Introduction : Pour un décloisonnement disciplinaire
Sophie Stévance
Directrice de Musiques : Recherches interdisciplinaires
C’est avec une joie immense et une fierté indéniable que j’ai l’honneur de vous présenter le premier numéro de notre nouvelle revue Musiques : Recherches interdisciplinaires. Cette publication, riche de diversité linguistique, vise à établir un pont entre les chercheur..es, les praticien..nes et les passionné..es de musique, en leur offrant un espace privilégié pour explorer les fascinantes confluences entre la musique et d’autres champs disciplinaires.
Le lancement de ce projet éditorial est le résultat d’une collaboration étroite, marquée par un engagement profond de toute notre équipe. En tant que directrice de la revue et de l’Observatoire interdisciplinaire de création et de recherche en musique de l’Université Laval, qui abrite cette initiative, je tiens à exprimer ma gratitude envers toutes les personnes qui ont contribué à faire de cette vision ambitieuse une réalité.
Une mention spéciale est réservée à Anthony Grégoire, dont l’implication exceptionnelle et la vision perspicace ont été cruciales pour l’élaboration de ce numéro inaugural et pour la fondation de la revue elle-même. Anthony Grégoire a été l’architecte derrière la création de notre plateforme Open Journal Systems, une prouesse technique pour la publication de revues scientifiques en open access, qui a permis à notre publication de prendre vie dans le paysage numérique. Il a fait preuve d’un professionnalisme remarquable, rencontrant les personnes clés et mobilisant les ressources nécessaires pour concrétiser notre vision. Sa capacité à naviguer entre les divers domaines d’études et à faciliter un dialogue interdisciplinaire a enrichi notre contenu de manière significative, rendant les recherches accessibles à un public étendu.

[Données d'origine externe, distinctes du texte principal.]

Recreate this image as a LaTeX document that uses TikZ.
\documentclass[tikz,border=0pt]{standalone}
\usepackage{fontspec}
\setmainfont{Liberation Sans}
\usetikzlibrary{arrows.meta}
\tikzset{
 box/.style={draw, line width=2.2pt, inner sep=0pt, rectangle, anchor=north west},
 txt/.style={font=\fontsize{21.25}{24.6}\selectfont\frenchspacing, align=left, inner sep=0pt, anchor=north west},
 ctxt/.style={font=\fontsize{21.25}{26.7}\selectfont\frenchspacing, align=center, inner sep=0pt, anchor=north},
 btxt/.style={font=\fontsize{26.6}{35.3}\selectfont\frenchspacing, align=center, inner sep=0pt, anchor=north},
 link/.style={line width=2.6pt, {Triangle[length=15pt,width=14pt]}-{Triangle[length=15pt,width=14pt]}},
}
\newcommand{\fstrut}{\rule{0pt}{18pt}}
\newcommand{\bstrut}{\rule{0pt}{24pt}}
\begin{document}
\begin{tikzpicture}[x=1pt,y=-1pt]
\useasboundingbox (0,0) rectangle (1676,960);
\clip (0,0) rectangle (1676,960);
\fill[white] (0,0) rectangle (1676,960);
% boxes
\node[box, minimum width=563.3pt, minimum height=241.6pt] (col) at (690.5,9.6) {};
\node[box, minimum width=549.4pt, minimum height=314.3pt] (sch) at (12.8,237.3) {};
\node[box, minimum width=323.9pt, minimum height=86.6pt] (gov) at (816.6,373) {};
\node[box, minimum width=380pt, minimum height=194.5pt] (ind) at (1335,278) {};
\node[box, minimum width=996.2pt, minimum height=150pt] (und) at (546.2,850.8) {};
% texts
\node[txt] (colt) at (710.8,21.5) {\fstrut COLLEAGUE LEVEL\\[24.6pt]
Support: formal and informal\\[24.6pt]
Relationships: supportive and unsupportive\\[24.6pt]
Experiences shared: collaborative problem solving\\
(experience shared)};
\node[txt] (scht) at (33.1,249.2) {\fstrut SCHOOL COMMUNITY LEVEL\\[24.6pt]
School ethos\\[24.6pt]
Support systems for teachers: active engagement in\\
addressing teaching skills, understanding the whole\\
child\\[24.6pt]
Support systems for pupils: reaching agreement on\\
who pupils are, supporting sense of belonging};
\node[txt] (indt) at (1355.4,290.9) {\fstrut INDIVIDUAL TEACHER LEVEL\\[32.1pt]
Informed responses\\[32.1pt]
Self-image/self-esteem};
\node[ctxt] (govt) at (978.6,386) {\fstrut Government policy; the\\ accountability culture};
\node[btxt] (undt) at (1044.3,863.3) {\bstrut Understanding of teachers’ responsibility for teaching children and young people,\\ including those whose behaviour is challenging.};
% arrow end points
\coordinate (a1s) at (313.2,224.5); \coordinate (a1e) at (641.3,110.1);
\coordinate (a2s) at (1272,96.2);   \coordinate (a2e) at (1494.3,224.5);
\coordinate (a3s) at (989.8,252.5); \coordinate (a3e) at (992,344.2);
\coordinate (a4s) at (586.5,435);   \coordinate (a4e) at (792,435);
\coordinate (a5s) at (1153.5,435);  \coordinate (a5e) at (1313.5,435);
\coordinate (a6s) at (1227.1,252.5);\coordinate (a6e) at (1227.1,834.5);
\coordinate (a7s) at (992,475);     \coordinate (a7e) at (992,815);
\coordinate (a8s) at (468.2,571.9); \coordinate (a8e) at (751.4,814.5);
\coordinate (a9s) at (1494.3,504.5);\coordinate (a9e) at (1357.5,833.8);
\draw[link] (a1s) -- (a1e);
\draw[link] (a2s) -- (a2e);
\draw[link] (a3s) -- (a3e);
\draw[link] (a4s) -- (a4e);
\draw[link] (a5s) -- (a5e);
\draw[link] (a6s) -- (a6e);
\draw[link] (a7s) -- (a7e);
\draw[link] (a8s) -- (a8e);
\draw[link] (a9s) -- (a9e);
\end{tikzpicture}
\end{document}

Son engagement pour la clarté, l’inclusivité, et l’excellence imprègne chaque page, faisant de notre revue un modèle d’érudition et d’accessibilité.
La contribution d’Anthony Grégoire dépasse donc largement les tâches conventionnelles, comme : la gestion des soumissions d’articles par les auteur..ices, du processus d’évaluation par les pairs, l’édition des textes, la prise de décisions éditoriales, la publication y compris le formatage pour la publication en ligne et l’archivage, ou encore la prise en charge de plusieurs langues et formats de publication. Sa vision stratégique et son attention minutieuse à chaque détail de la création et du développement de la revue ont été indispensables à notre réussite éditoriale. Il affirme ainsi son rôle incontournable dans notre équipe. Nous lui sommes profondément reconnaissants, et moi en particulier, pour son dévouement inébranlable et son apport inestimable à notre projet.
Je voudrais également exprimer ma reconnaissance à Aurélie Thériault-Brillon et Sarah-Anne Arsenault pour leur travail méticuleux de révision, essentiel à la qualité de ce numéro. Leur expertise a non seulement amélioré chaque texte publié, mais a aussi garanti la cohérence, l’accessibilité et l’attractivité visuelle de notre revue. Leur attention aux détails et leur professionnalisme ont permis de présenter des idées complexes de façon claire et précise, tout en respectant l’intégrité de chaque contribution.
Je tiens à manifester ma reconnaissance envers l’engagement de Serge Lacasse et Carmen Bernier, dont les efforts inlassables ont été déterminants dans l’aboutissement de cette nouvelle revue. Leur travail en coulisses a été un pilier pour assurer la qualité et le succès de notre revue.
Il est important pour nous de saluer la contribution précieuse de Pierre Lasou, bibliothécaire à l’Université Laval, qui a été un véritable moteur de notre projet éditorial. Son travail, souvent réalisé dans l’ombre, constitue la fondation sur laquelle repose non seulement la qualité, mais aussi le succès de notre revue.
Ce premier numéro marque aussi la transition de la revue Recherche en éducation musicale 1 vers une plateforme plus englobante : Musiques : Recherches interdisciplinaires. Cette transformation souhaite répondre aux attentes actuelles et anticiper les tendances futures dans le domaine musical. Notre reconnaissance va également à Vincent Brauer, qui a précédemment dirigé la revue Recherche en éducation musicale, pour son engagement remarquable et sa capacité à fédérer contributeur..ices et lecteur..ices autour du nouveau segment « Pédagogie musicale » désormais intégré à Musiques : Recherches interdisciplinaires.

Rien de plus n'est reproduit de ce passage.